## SHORT PROBLEM
Below is a listing to write out in full, exactly as given, without its pictures.
◆ ◆ ◆
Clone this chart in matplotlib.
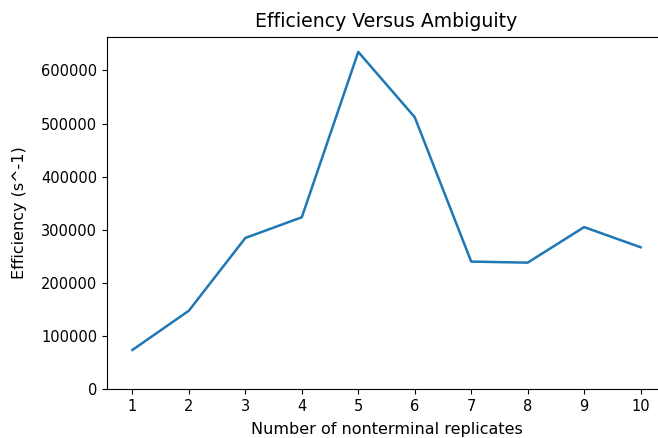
import matplotlib
matplotlib.use("Agg")
import matplotlib.pyplot as plt

replicates = [1, 2, 3, 4, 5, 6, 7, 8, 9, 10]
efficiency = [73500, 147500, 284500, 323500, 635000, 512000, 240000, 238000, 305000, 267000]

W, H = 658, 438
fig = plt.figure(figsize=(W / 100, H / 100), dpi=100)
ax = fig.add_axes([107 / W, (H - 389) / H, (666 - 107) / W, (389 - 37) / H])
ax.plot(replicates, efficiency, color="#1f77b4", linewidth=1.8)
ax.set_xticks(replicates)
ax.set_ylim(bottom=0)
ax.spines["right"].set_visible(False)
ax.set_title("Efficiency Versus Ambiguity", fontsize=13.6, pad=7)
ax.set_xlabel("Number of nonterminal replicates", fontsize=11.5, labelpad=6)
ax.set_ylabel("Efficiency (s^-1)", fontsize=11.5, labelpad=10)
ax.tick_params(labelsize=10.5)
fig.savefig("out.png", dpi=100)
◆ ◆ ◆
## ANSWER TO THE TASK
Clone this chart in matplotlib.
import matplotlib
matplotlib.use("Agg")
import matplotlib.pyplot as plt

replicates = [1, 2, 3, 4, 5, 6, 7, 8, 9, 10]
efficiency = [73500, 147500, 284500, 323500, 635000, 512000, 240000, 238000, 305000, 267000]

W, H = 658, 438
fig = plt.figure(figsize=(W / 100, H / 100), dpi=100)
ax = fig.add_axes([107 / W, (H - 389) / H, (666 - 107) / W, (389 - 37) / H])
ax.plot(replicates, efficiency, color="#1f77b4", linewidth=1.8)
ax.set_xticks(replicates)
ax.set_ylim(bottom=0)
ax.spines["right"].set_visible(False)
ax.set_title("Efficiency Versus Ambiguity", fontsize=13.6, pad=7)
ax.set_xlabel("Number of nonterminal replicates", fontsize=11.5, labelpad=6)
ax.set_ylabel("Efficiency (s^-1)", fontsize=11.5, labelpad=10)
ax.tick_params(labelsize=10.5)
fig.savefig("out.png", dpi=100)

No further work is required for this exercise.